“Sul set ho incontrato ‘due cani e una cagna maledetta’. A un certo punto volevo imparare il cinese, mio papà mi disse ‘lascia perdere, così un miliardo e mezzo di cinesi non saprà che sei un co******'”: così Pietro Sermonti
Pietro Sermonti si è raccontato al Corriere della Sera per presentare la seconda stagione di Gigolò per caso – La sex guru, serie su Amazon Prime Video della quale è protagonista. Il gigolò che interpreta lo definisce “goffo, generoso e inattendibile. È l’italiano medio. E io sono come lui in tutto, tranne nella professione e nei capelli”. Ma l’attore ricorda anche gli esordi, con Elisa di Rivombrosa: “Ricordo momenti esaltanti. Mi ero rotto la caviglia, avevo il gesso e recitavo dietro a un tavolo per nasconderlo: la sceneggiatura era tutta un salta e corri, fai presto e non ti fermare, mentre io stavo seduto. Sembravo pazzo”. E, va da sé, non si può non citare la popolatià raggiunta con Un Medico in Famiglia che Sermonti definisce “una botta. Prima vivevo in un altro mondo, ero una specie di disadattato, non avevo il televisore, non sapevo bene nemmeno che fiction fosse: mi sono fatto dare delle videocassette per capirlo”. Poi Boris: “Il regalo più bello. Era stato ideato dai miei amici di infanzia, autori come Mattia Torre e Giacomo Ciarrapico che era stato mio compagno di banco. All’epoca ero l’attore che sgranava gli occhioni, interpretavo storie d’amore: nessuno, se non loro che sapevano che sono un cazzone, mi avrebbe offerto un ruolo così”.

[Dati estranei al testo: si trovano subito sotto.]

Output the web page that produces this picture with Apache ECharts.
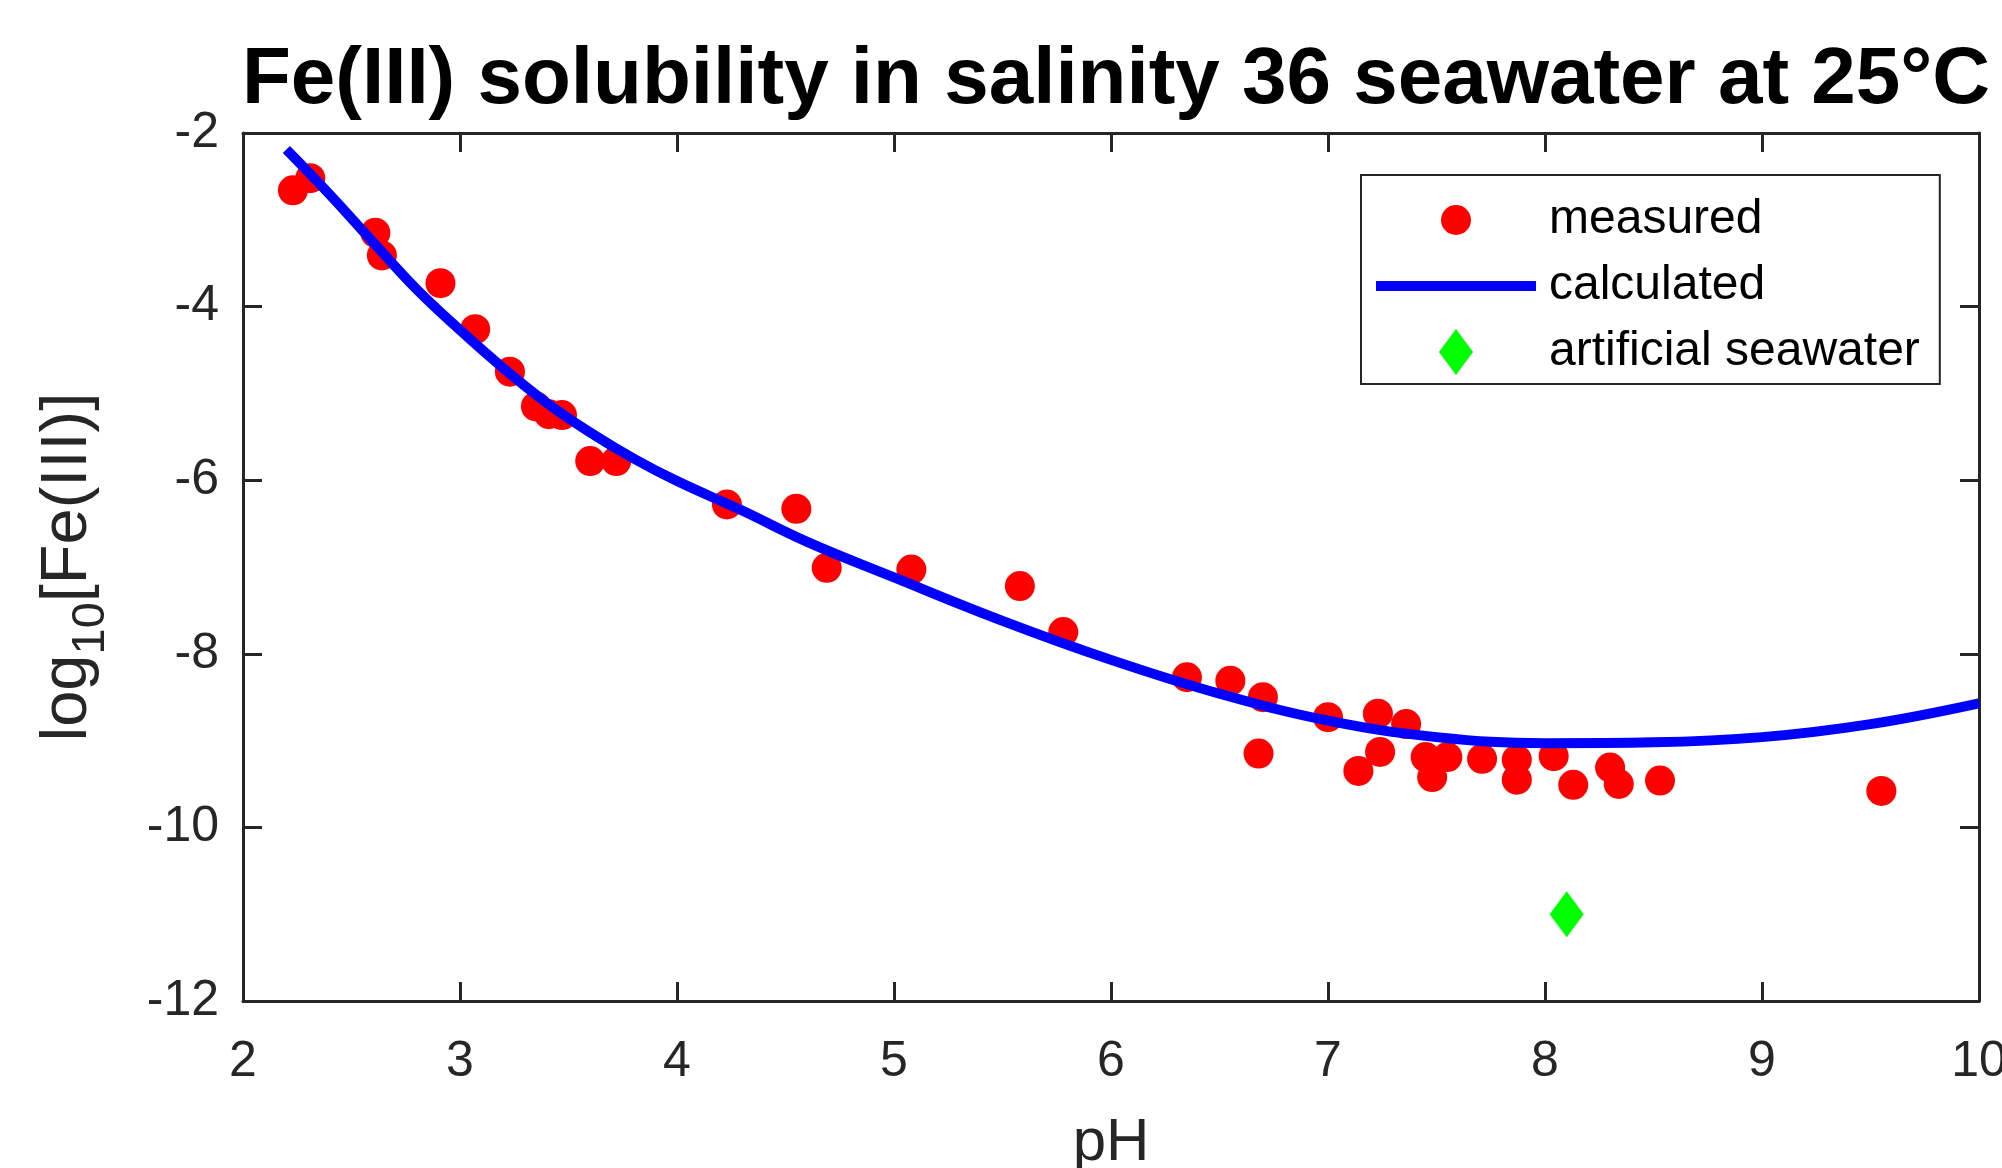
<!DOCTYPE html>
<html>
<head>
<meta charset="utf-8">
<script src="https://cdn.jsdelivr.net/npm/echarts@6/dist/echarts.min.js"></script>
<style>
html,body{margin:0;padding:0;background:#fff;}
#chart{width:2002px;height:1168px;}
</style>
</head>
<body>
<div id="chart"></div>
<script>
// ---- data ----
var measuredPH = [2.23, 2.31, 2.61, 2.64, 2.91, 3.07, 3.23, 3.35, 3.41, 3.47, 3.60, 3.72, 4.23, 4.55, 4.69, 5.08, 5.58, 5.78, 6.35, 6.55, 6.70, 6.68, 7.00, 7.14, 7.23, 7.24, 7.36, 7.45, 7.48, 7.55, 7.71, 7.87, 7.87, 8.04, 8.13, 8.30, 8.34, 8.53, 9.55];
var measuredLogFe = [-2.66, -2.52, -3.15, -3.41, -3.73, -4.26, -4.75, -5.15, -5.24, -5.25, -5.78, -5.78, -6.28, -6.33, -7.01, -7.03, -7.22, -7.75, -8.27, -8.31, -8.50, -9.15, -8.73, -9.35, -8.69, -9.13, -8.81, -9.19, -9.42, -9.19, -9.21, -9.22, -9.45, -9.18, -9.51, -9.31, -9.50, -9.46, -9.58];
var calcPH = [2.2, 2.4, 2.6, 2.8, 3.0, 3.2, 3.4, 3.6, 3.8, 4.0, 4.3, 4.6, 5.0, 5.5, 6.0, 6.5, 7.0, 7.5, 8.0, 8.5, 9.0, 9.5, 10.0];
var calcLogFe = [-2.19, -2.71, -3.26, -3.80, -4.27, -4.71, -5.11, -5.45, -5.75, -6.01, -6.35, -6.71, -7.12, -7.62, -8.07, -8.46, -8.77, -8.96, -9.03, -9.02, -8.96, -8.81, -8.57];
var artificialPH = [8.10];
var artificialLogFe = [-11.00];
var seriesNames = ['measured', 'calculated', 'artificial seawater'];
var titleText = 'Fe(III) solubility in salinity 36 seawater at 25\u00B0C';
var xName = 'pH';

function zip(a, b) { return a.map(function (v, i) { return [v, b[i]]; }); }

var FONT = "'Liberation Sans', Arial, Helvetica, sans-serif";
var AX = '#262626';

var chart = echarts.init(document.getElementById('chart'), null, {renderer: 'canvas'});

var axisCommon = {
  axisLine: {show: true, onZero: false, lineStyle: {color: AX, width: 3}},
  axisTick: {show: true, inside: true, length: 19, lineStyle: {color: AX, width: 3}},
  splitLine: {show: false},
  minorTick: {show: false}
};

var option = {
  animation: false,
  backgroundColor: '#fff',
  title: {
    text: titleText,
    left: 1111,
    top: 36,
    textAlign: 'center',
    textStyle: {fontFamily: FONT, fontWeight: 'bold', fontSize: 80, color: '#000'}
  },
  grid: {left: 243, right: 23, top: 133, bottom: 167, containLabel: false, outerBoundsMode: 'none'},
  legend: {
    orient: 'vertical',
    left: 1361,
    top: 175,
    padding: [21, 20, 8, 15],
    itemGap: 18,
    itemWidth: 168,
    itemHeight: 46,
    borderColor: AX,
    borderWidth: 2,
    backgroundColor: '#fff',
    itemStyle: {borderWidth: 0, opacity: 1},
    textStyle: {fontFamily: FONT, fontSize: 48, color: '#000'},
    data: [
      {name: seriesNames[0], icon: 'path://M0,0M168,46M65,23A15,15,0,1,1,95,23A15,15,0,1,1,65,23Z'},
      {name: seriesNames[1], icon: 'path://M0,0M168,46M0,18L160,18L160,28L0,28Z'},
      {name: seriesNames[2], icon: 'path://M0,0M168,46M80,0L97,23L80,46L63,23Z'}
    ]
  },
  xAxis: [
    Object.assign({
      type: 'value', position: 'bottom', min: 2, max: 10, interval: 1,
      name: xName, nameLocation: 'middle', nameGap: 112,
      nameTextStyle: {fontFamily: FONT, fontSize: 60, color: AX},
      axisLabel: {fontFamily: FONT, fontSize: 50, color: AX, margin: 36, showMaxLabel: true, showMinLabel: true}
    }, axisCommon),
    Object.assign({
      type: 'value', position: 'top', min: 2, max: 10, interval: 1,
      axisLabel: {show: false}
    }, axisCommon)
  ],
  yAxis: [
    Object.assign({
      type: 'value', position: 'left', min: -12, max: -2, interval: 2,
      name: '{n|log}{s|10}{n|[Fe(III)]}', nameLocation: 'middle', nameRotate: 90, nameGap: 142,
      nameTextStyle: {
        fontFamily: FONT, color: AX,
        rich: {
          n: {fontFamily: FONT, fontSize: 65, color: AX, lineHeight: 65, verticalAlign: 'top'},
          s: {fontFamily: FONT, fontSize: 47, color: AX, lineHeight: 47, verticalAlign: 'top', padding: [32, 0, 0, 0]}
        }
      },
      axisLabel: {fontFamily: FONT, fontSize: 50, color: AX, margin: 24}
    }, axisCommon),
    Object.assign({
      type: 'value', position: 'right', min: -12, max: -2, interval: 2,
      axisLabel: {show: false}
    }, axisCommon)
  ],
  series: [
    {
      name: seriesNames[0], type: 'scatter', xAxisIndex: 0, yAxisIndex: 0,
      symbol: 'circle', symbolSize: 30,
      itemStyle: {color: '#ff0000', borderWidth: 0, opacity: 1},
      data: zip(measuredPH, measuredLogFe), z: 2
    },
    {
      name: seriesNames[1], type: 'line', xAxisIndex: 0, yAxisIndex: 0,
      showSymbol: false, symbol: 'none', smooth: 0.4,
      lineStyle: {color: '#0000ff', width: 10, cap: 'butt', opacity: 1},
      itemStyle: {color: '#0000ff'},
      data: zip(calcPH, calcLogFe), z: 3
    },
    {
      name: seriesNames[2], type: 'scatter', xAxisIndex: 0, yAxisIndex: 0,
      symbol: 'diamond', symbolSize: [34, 46],
      itemStyle: {color: '#00ff00', borderWidth: 0, opacity: 1},
      data: zip(artificialPH, artificialLogFe), z: 4
    }
  ]
};
chart.setOption(option);
</script>
</body>
</html>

E allora il giornalista Renato Franco gli chiede se abbia mai recitato male come Stanis (“No dai, così male no. Stanis è unico. Per narcisismo, ignoranza, stupidità e superbia pensavo fosse inarrivabile. Poi però ho visto Trump e ho alzato le mani“) e quanti cani o “cagne maledette” abbia incontrato sul set: “Ho due Stanis clamorosi che forse mi scriverò sulla lapide e una Stanis femmina: un magnifico trio di cui non farò i nomi”. Alla domanda sul perché non sia sui social risponde che “non è una forma di misoneismo” e per fortuna che lui stesso spiega che cosa sia: “Misoneismo: l’avversione verso ciò che è nuovo. È una parola che ho imparato la settimana scorsa, la dico tre, quattro volte al giorno, anche da solo… Il fatto è che non mi piacciono i social: a un personaggio pubblico come me dedicano o venerazione o odio, che sono comunque due facce della stessa medaglia. Non mi interessano questi eccessi”. Ultima domanda? Quale sia un proposito disatteso: “A un certo punto volevo imparare il cinese. Mio papà era perplesso, mi disse: ‘Ma chi te lo fa fare? Lascia perdere: così un miliardo e mezzo di cinesi non saprà che sei un coglione'”.